Letters of the week
Applying the postcode factor
Susan Elkin’s piece on charging for drama school auditions (Insight, January 17, page 6) is rightly about value for money from the applicants’ perspective. Some of the examples, such as charging £60 for 100 seconds, were indefensible – possibly why they were chosen.
Musical Theatre Academy’s transparency (explaining what you are paying for) is admirable, but, like any casting, admission to a school can depend just as much on who else is auditioning, gender balance and, if a school has significant international applicants, getting this balance, among others, right too.
It is certainly true that these costs can deter applicants from poorer homes, but then, as part of a widening participation initiative, you can, as we have, using postcodes (we know, a blunt instrument) scrap both audition fees and travel expenses for them.
Liverpool Institute for Performing Arts
Woman in White, not so white
I refer to an article in The Stage, ‘Former Lincoln Theatre Royal boss failed to pay performers’ (News, October 11, 2012, page 2). It went on to say that all creditors will be paid.
Monies were also owed to suppliers like ourselves under Ian Dickens Productions (International) Ltd, and all attempts to retrieve payments due from the production of The Woman in White in 2011 have been fruitless.
I now see that Ian Dickens is preparing to put on another production of The Woman in White. It does somehow rub salt into the wounds – suppliers beware.
Email address supplied
Success didn’t end with puppets
I have read several obituaries of Thunderbirds creator Gerry Anderson since he died the other week. While many tributes wrongly stated that the inventor of Captain Scarlet et al never achieved his long-held ambition to work with live performers, I was disappointed by the obituary in The Stage (January 10, page 45), which, although mentioning Anderson’s work in this area, still sought to play down any success he had working with real actors.
The movie Journey to the Far Side of the Sun was certainly not the blazing success Anderson and his co-creator and wife Sylvia might have hoped for, but they had cut their teeth on live action and went on to create UFO in 1970, starring Ed Bishop and George Sewell. This TV series was popular enough to be commissioned for a second season, as was The Protectors, which followed it and starred Robert Vaughn and Nyree Dawn Porter.
By the time Space 1999 hit screens in 1975, Anderson’s ability was trusted enough for him to be given the biggest budget of any British TV series up to that point. This programme, which was notable for the way it mixed science fiction and metaphysical themes, starred Martin Landau, Barbara Bain and Barry Morse, and gave work to a plethora of guest stars and supporting actors over two seasons.
There were other series, too. In fact, following his earlier success with puppets, there is quite a lot to be said about Anderson’s subsequent achievements using live actors. It would be good to see the industry’s own newspaper acknowledging those successes.

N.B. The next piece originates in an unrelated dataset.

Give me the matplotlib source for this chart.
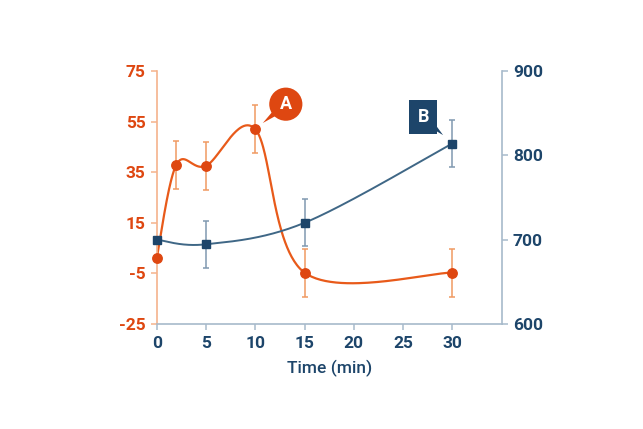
import numpy as np
import matplotlib
matplotlib.use("Agg")
import matplotlib.pyplot as plt

plt.rcParams['font.family'] = ['Roboto', 'DejaVu Sans']
plt.rcParams['axes.unicode_minus'] = False

## data
time_a = [0, 2, 5, 10, 15, 30]
vals_a = [1, 38, 37.5, 52, -4.7, -4.7]
err_a = [0, 9.5, 9.5, 9.5, 9.5, 9.5]

time_b = [0, 5, 15, 30]
vals_b = [700, 694.5, 720, 814]
err_b = [0, 28, 28, 28]

x_ticks = [0, 5, 10, 15, 20, 25, 30]
left_ticks = [-25, -5, 15, 35, 55, 75]
right_ticks = [600, 700, 800, 900]

## colours
ORANGE = '#E85A1A'
ORANGE_DARK = '#DE4711'
ORANGE_ERR = '#F09A62'
ORANGE_SPINE = '#F5B38C'
NAVY = '#1D456A'
BLUE_LINE = '#3F6786'
BLUE_ERR = '#8099B0'
GREY_SPINE = '#A7BACB'


def smooth_curve(x, y, n=60):
    # catmull-rom through the points (same as a cardinal spline, tension 0.5)
    p = np.column_stack([x, y]).astype(float)
    p = np.vstack([p[0], p, p[-1]])
    out = []
    t = np.linspace(0, 1, n)[:, None]
    for i in range(1, len(p) - 2):
        p0, p1, p2, p3 = p[i - 1], p[i], p[i + 1], p[i + 2]
        m1 = (p2 - p0) / 2
        m2 = (p3 - p1) / 2
        h00 = 2 * t ** 3 - 3 * t ** 2 + 1
        h10 = t ** 3 - 2 * t ** 2 + t
        h01 = -2 * t ** 3 + 3 * t ** 2
        h11 = t ** 3 - t ** 2
        out.append(h00 * p1 + h10 * m1 + h01 * p2 + h11 * m2)
    out = np.vstack(out)
    return out[:, 0], out[:, 1]


fig = plt.figure(figsize=(6.43, 4.29), dpi=100)
ax = fig.add_axes([0.2437, 0.2448, 0.5365, 0.5897])
ax2 = ax.twinx()

# series A (left axis)
xs, ys = smooth_curve(time_a, vals_a)
ax.plot(xs, ys, color=ORANGE, lw=1.6, zorder=2)
ax.errorbar(time_a[1:], vals_a[1:], yerr=err_a[1:], fmt='none', ecolor=ORANGE_ERR,
            elinewidth=1.1, capsize=2, capthick=1.1, zorder=3)
ax.plot(time_a, vals_a, 'o', color=ORANGE_DARK, ms=6.8, zorder=4, clip_on=False)

# series B (right axis)
xs, ys = smooth_curve(time_b, vals_b)
ax2.plot(xs, ys, color=BLUE_LINE, lw=1.4, zorder=2)
ax2.errorbar(time_b[1:], vals_b[1:], yerr=err_b[1:], fmt='none', ecolor=BLUE_ERR,
             elinewidth=1.1, capsize=2, capthick=1.1, zorder=3)
ax2.plot(time_b, vals_b, 's', color=NAVY, ms=6.3, zorder=4, clip_on=False)

ax.set_xlim(0, 35)
ax.set_ylim(-25, 75)
ax2.set_ylim(600, 900)
ax.set_xticks(x_ticks)
ax.set_yticks(left_ticks)
ax2.set_yticks(right_ticks)

for a in (ax, ax2):
    a.spines['top'].set_visible(False)
    a.set_facecolor('none')
ax.spines['right'].set_visible(False)
ax2.spines['left'].set_visible(False)
ax2.spines['bottom'].set_visible(False)
ax.spines['left'].set_color(ORANGE_SPINE)
ax.spines['bottom'].set_color(GREY_SPINE)
ax2.spines['right'].set_color(GREY_SPINE)
for sp in (ax.spines['left'], ax.spines['bottom'], ax2.spines['right']):
    sp.set_linewidth(1.2)

ax.tick_params(axis='y', colors=ORANGE_SPINE, length=4, width=1.1, pad=4)
ax.tick_params(axis='x', colors=GREY_SPINE, length=4, width=1.1, pad=5)
ax2.tick_params(axis='y', colors=GREY_SPINE, length=4, width=1.1, pad=4)
for lab in ax.get_yticklabels():
    lab.set_color(ORANGE_DARK)
    lab.set_fontsize(12.5)
    lab.set_fontweight('bold')
for lab in ax.get_xticklabels() + ax2.get_yticklabels():
    lab.set_color(NAVY)
    lab.set_fontsize(12.5)
    lab.set_fontweight('bold')

ax.set_xlabel('Time (min)', color=NAVY, fontsize=12.5, fontweight='medium', labelpad=6)

# callouts: bubble with a wedge tail pointing at the data point
ax.annotate('A', xy=(time_a[3], vals_a[3]), xytext=(22, 18), textcoords='offset points',
            ha='center', va='center', color='white', fontsize=13, fontweight='bold',
            bbox=dict(boxstyle='circle,pad=0.42', fc=ORANGE_DARK, ec='none'),
            arrowprops=dict(arrowstyle='wedge,tail_width=0.6', fc=ORANGE_DARK, ec='none',
                            patchA=None, shrinkA=0, shrinkB=7), zorder=6)
ax2.annotate('B', xy=(time_b[3], vals_b[3]), xytext=(-21, 19), textcoords='offset points',
             ha='center', va='center', color='white', fontsize=13, fontweight='bold',
             bbox=dict(boxstyle='square,pad=0.45', fc=NAVY, ec='none'),
             arrowprops=dict(arrowstyle='wedge,tail_width=0.6', fc=NAVY, ec='none',
                             patchA=None, shrinkA=0, shrinkB=9), zorder=6)

fig.savefig('out.png', dpi=100)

Share my father’s royal secret
My theatrical father Walter Thomas Dunlo Allen recently passed away in his 100th year and used to write to your letters pages.
During the latter part of his life and throughout his 90s, he still kept active by attending many showbiz events with the stars.
He looked forward to his copy of The Stage newspaper each week and also enjoyed your online archives, where he would read many of his old reviews from the 1920s onwards.
His family ran the Stratford Theatre Royal in East London in the 1930s and 1940s, and before the Joan Littlewood era.
My father appeared at every theatre in the UK and left a royal secret to do with the theatrical world. Go to ‘The Royal Secret – of Walter Thomas Dunlo Allen’ to find out what it is.
It concerns the king and one of the leading actresses of the day. He had so many royal secrets to tell on his colourful career in the world of the theatre.
Congratulations are in order
I’d heard that, a few years ago, the talented veteran all-rounder Roy Hudd had moved from the outskirts of London to ‘somewhere up north’.
But it was a complete shock to discover from Nick Smurthwaite’s review of BBC Radio 2’s ‘Ken Dodd – How Tickled I’ve Been’ (The Stage, January 17, page 31) that: “Liza Tarbuck paid tribute to the comic with the help of Roy Hudd, the bishop of Liverpool.”
I saw Roy in Worthing recently at the unveiling of a plaque to the late Gladys Morgan – and he wasn’t wearing a collar of any sort. The man’s too modest.
Belated congratulations, Mr Hudd, on your new career – but please ‘keep telling the funnies’ you have always done so well.